**What to work on**
Beginning with the first line, set down every line through the one containing "20.2, 16.5, 13.7];", exactly as it appears, but not the pictures.

**Data excerpt**
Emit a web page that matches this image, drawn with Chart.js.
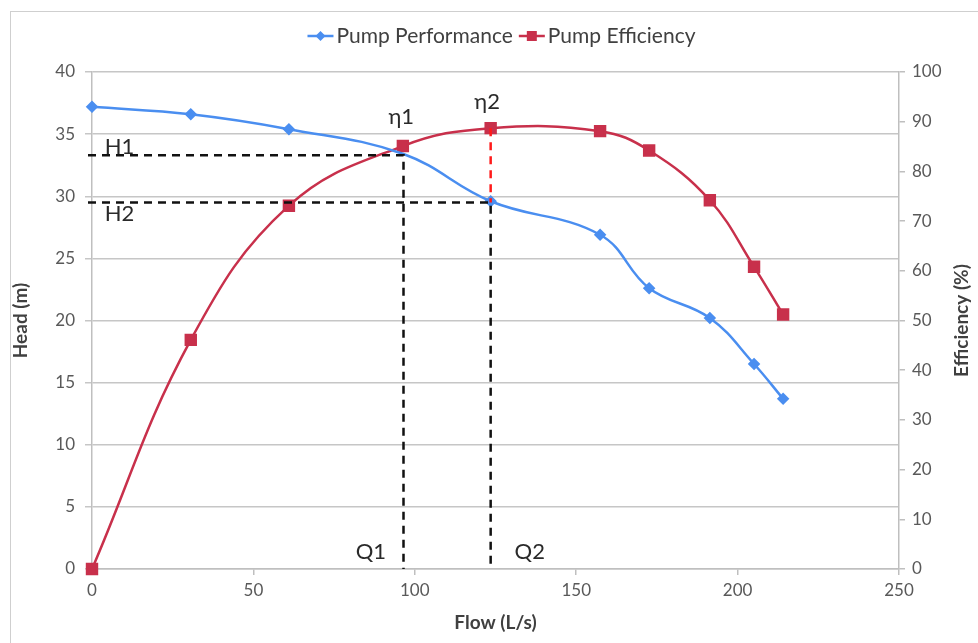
<!DOCTYPE html>
<html>
<head>
<meta charset="utf-8">
<title>Pump Performance</title>
<script src="https://cdn.jsdelivr.net/npm/chart.js@4.4.1/dist/chart.umd.min.js"></script>
<style>
  html, body { margin: 0; padding: 0; background: #fff; }
  #wrap { position: relative; width: 978px; height: 643px; overflow: hidden; }
  #frame { position: absolute; left: 10px; top: 11px; width: 990px; height: 700px;
           border-top: 1px solid #cfcfcf; border-left: 1px solid #cfcfcf; }
  canvas { position: absolute; left: 0; top: 0; }
</style>
</head>
<body>
<div id="wrap">
  <div id="frame"></div>
  <canvas id="chart" width="978" height="643"></canvas>
</div>
<script>
// Curva de la bomba: caudal (L/s) y altura (m)
const flowHead = [0, 30.6, 61, 96.5, 123.5, 157.4, 172.6, 191.4, 205.1, 214.1];
const head = [37.2, 36.6, 35.4, 33.4, 29.6, 26.9, 22.6, 20.2, 16.5, 13.7];

// Curva de eficiencia: caudal (L/s) y eficiencia (%)
const flowEff = [0, 30.6, 61, 96.3, 123.5, 157.4, 172.6, 191.4, 205.1, 214.1];
const efficiency = [0, 46.1, 73.1, 85.1, 88.7, 88.1, 84.2, 74.2, 60.8, 51.2];

// Puntos de operación (líneas guía)
const opFlow = [96.5, 123.5];      // Q1, Q2
const opHead = [33.3, 29.5];       // H1, H2
const opEff = [85.1, 88.7];        // η1, η2

// Etiquetas del gráfico: [texto, caudal, altura]
const labels = [
    ['H1', 8.5, 34.0],
    ['H2', 8.5, 28.6],
    ['η1', 95.8, 36.4],
    ['η2', 122.4, 37.6],
    ['Q1', 86.4, 1.4],
    ['Q2', 135.6, 1.4]
];

// Ticks de los ejes
const flowTicks = [0, 50, 100, 150, 200, 250];
const headTicks = [0, 5, 10, 15, 20, 25, 30, 35, 40];
const effTicks = [0, 10, 20, 30, 40, 50, 60, 70, 80, 90, 100];

const BLUE = '#4a8ef0';
const RED = '#c8304b';
const FONT = "Lato, 'Noto Sans', sans-serif";
const TICK_COLOR = '#595959';
const TITLE_COLOR = '#404040';
const AXIS_COLOR = '#bfbfbf';

function toPoints(xs, ys) {
    return xs.map((x, i) => ({ x: x, y: ys[i] }));
}

// Leyenda, título derecho, líneas guía y etiquetas
const overlayPlugin = {
    id: 'overlay',
    afterDraw(chart) {
        const ctx = chart.ctx;
        const x = chart.scales.x;
        const y = chart.scales.y;
        const y1 = chart.scales.y1;
        const area = chart.chartArea;

        ctx.save();

        // Líneas punteadas negras: H1 -> Q1, H2 -> Q2
        ctx.setLineDash([8, 6]);
        ctx.lineWidth = 2.5;
        ctx.strokeStyle = '#111';
        for (let i = 0; i < opFlow.length; i++) {
            const px = x.getPixelForValue(opFlow[i]);
            const py = y.getPixelForValue(opHead[i]);
            ctx.beginPath();
            ctx.moveTo(area.left - 4, py);
            ctx.lineTo(px, py);
            ctx.lineTo(px, y.getPixelForValue(0));
            ctx.stroke();
        }

        // Línea punteada roja desde η2 hasta la curva de la bomba
        ctx.strokeStyle = '#ff1a1a';
        const qx = x.getPixelForValue(opFlow[1]);
        ctx.beginPath();
        ctx.moveTo(qx, y1.getPixelForValue(opEff[1]));
        ctx.lineTo(qx, y.getPixelForValue(opHead[1]));
        ctx.stroke();
        ctx.setLineDash([]);

        // Etiquetas H, η, Q
        ctx.fillStyle = '#2a2a2a';
        ctx.font = '22px ' + FONT;
        ctx.textAlign = 'center';
        ctx.textBaseline = 'middle';
        labels.forEach(([text, fx, hy]) => {
            ctx.fillText(text, x.getPixelForValue(fx), y.getPixelForValue(hy));
        });

        // Título del eje derecho (leído de abajo hacia arriba)
        ctx.save();
        ctx.translate(962, (area.top + area.bottom) / 2);
        ctx.rotate(-Math.PI / 2);
        ctx.font = 'bold 19px ' + FONT;
        ctx.fillStyle = TITLE_COLOR;
        ctx.fillText('Efficiency (%)', 0, 0);
        ctx.restore();

        // Leyenda
        const items = [
            { text: 'Pump Performance', color: BLUE, style: 'diamond' },
            { text: 'Pump Efficiency', color: RED, style: 'square' }
        ];
        ctx.font = '21px ' + FONT;
        const sample = 26, gap = 3, between = 6;
        let total = 0;
        items.forEach((it, i) => {
            it.w = ctx.measureText(it.text).width;
            total += sample + gap + it.w + (i ? between : 0);
        });
        let lx = 501.5 - total / 2;
        const ly = 36;
        ctx.textAlign = 'left';
        items.forEach((it, i) => {
            if (i) lx += between;
            ctx.strokeStyle = it.color;
            ctx.fillStyle = it.color;
            ctx.lineWidth = 2.5;
            ctx.beginPath();
            ctx.moveTo(lx, ly);
            ctx.lineTo(lx + sample, ly);
            ctx.stroke();
            const cx = lx + sample / 2;
            ctx.beginPath();
            if (it.style === 'diamond') {
                ctx.moveTo(cx, ly - 5);
                ctx.lineTo(cx + 5, ly);
                ctx.lineTo(cx, ly + 5);
                ctx.lineTo(cx - 5, ly);
            } else {
                ctx.rect(cx - 5, ly - 5, 10, 10);
            }
            ctx.fill();
            ctx.fillStyle = TITLE_COLOR;
            ctx.fillText(it.text, lx + sample + gap, ly);
            lx += sample + gap + it.w;
        });

        ctx.restore();
    }
};

const tickFont = { family: FONT, size: 17 };
const titleFont = { family: FONT, size: 19, weight: 'bold' };

const ctx = document.getElementById('chart').getContext('2d');
const chart = new Chart(ctx, {
    type: 'line',
    data: {
        datasets: [
            {
                label: 'Pump Performance',
                data: toPoints(flowHead, head),
                yAxisID: 'y',
                borderColor: BLUE,
                backgroundColor: BLUE,
                borderWidth: 2.5,
                pointStyle: 'rectRot',
                // el punto en Q1 va sin marcador
                pointRadius: (c) => (c.raw && c.raw.x === opFlow[0] ? 0 : 4.5),
                pointHoverRadius: 4.5,
                tension: 0.4,
                clip: false
            },
            {
                label: 'Pump Efficiency',
                data: toPoints(flowEff, efficiency),
                yAxisID: 'y1',
                borderColor: RED,
                backgroundColor: RED,
                borderWidth: 2.5,
                pointStyle: 'rect',
                pointRadius: 7,
                pointHoverRadius: 7,
                tension: 0.4,
                clip: false
            }
        ]
    },
    options: {
        responsive: false,
        animation: false,
        layout: { padding: { top: 72, left: 0, right: 0, bottom: 0 } },
        plugins: {
            legend: { display: false },
            tooltip: { enabled: false }
        },
        scales: {
            x: {
                type: 'linear',
                min: 0,
                max: 250,
                afterBuildTicks: (s) => { s.ticks = flowTicks.map(v => ({ value: v })); },
                afterFit: (s) => { s.height = 74; },
                ticks: { color: TICK_COLOR, font: tickFont, padding: 5 },
                grid: { drawOnChartArea: false, tickLength: 6, color: AXIS_COLOR, lineWidth: 1.5 },
                border: { color: AXIS_COLOR, width: 1.5 },
                title: {
                    display: true,
                    text: 'Flow (L/s)',
                    color: TITLE_COLOR,
                    font: titleFont,
                    padding: { top: 0, bottom: 9 }
                }
            },
            y: {
                position: 'left',
                min: 0,
                max: 40,
                afterBuildTicks: (s) => { s.ticks = headTicks.map(v => ({ value: v })); },
                afterFit: (s) => { s.width = 92; },
                ticks: { color: TICK_COLOR, font: tickFont, padding: 10 },
                grid: { color: '#c6c6c6', lineWidth: 1.5, tickLength: 7 },
                border: { color: AXIS_COLOR, width: 1.5 },
                title: {
                    display: true,
                    text: 'Head (m)',
                    color: TITLE_COLOR,
                    font: titleFont,
                    padding: { top: 9, bottom: 0 }
                }
            },
            y1: {
                position: 'right',
                min: 0,
                max: 100,
                afterBuildTicks: (s) => { s.ticks = effTicks.map(v => ({ value: v })); },
                afterFit: (s) => { s.width = 79; },
                ticks: { color: TICK_COLOR, font: tickFont, padding: 7 },
                grid: { drawOnChartArea: false, tickLength: 6, color: AXIS_COLOR, lineWidth: 1.5 },
                border: { color: AXIS_COLOR, width: 1.5 }
            }
        }
    },
    plugins: [overlayPlugin]
});
</script>
</body>
</html>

**Solution to this problem**
Emit a web page that matches this image, drawn with Chart.js.
<!DOCTYPE html>
<html>
<head>
<meta charset="utf-8">
<title>Pump Performance</title>
<script src="https://cdn.jsdelivr.net/npm/chart.js@4.4.1/dist/chart.umd.min.js"></script>
<style>
  html, body { margin: 0; padding: 0; background: #fff; }
  #wrap { position: relative; width: 978px; height: 643px; overflow: hidden; }
  #frame { position: absolute; left: 10px; top: 11px; width: 990px; height: 700px;
           border-top: 1px solid #cfcfcf; border-left: 1px solid #cfcfcf; }
  canvas { position: absolute; left: 0; top: 0; }
</style>
</head>
<body>
<div id="wrap">
  <div id="frame"></div>
  <canvas id="chart" width="978" height="643"></canvas>
</div>
<script>
// Curva de la bomba: caudal (L/s) y altura (m)
const flowHead = [0, 30.6, 61, 96.5, 123.5, 157.4, 172.6, 191.4, 205.1, 214.1];
const head = [37.2, 36.6, 35.4, 33.4, 29.6, 26.9, 22.6, 20.2, 16.5, 13.7];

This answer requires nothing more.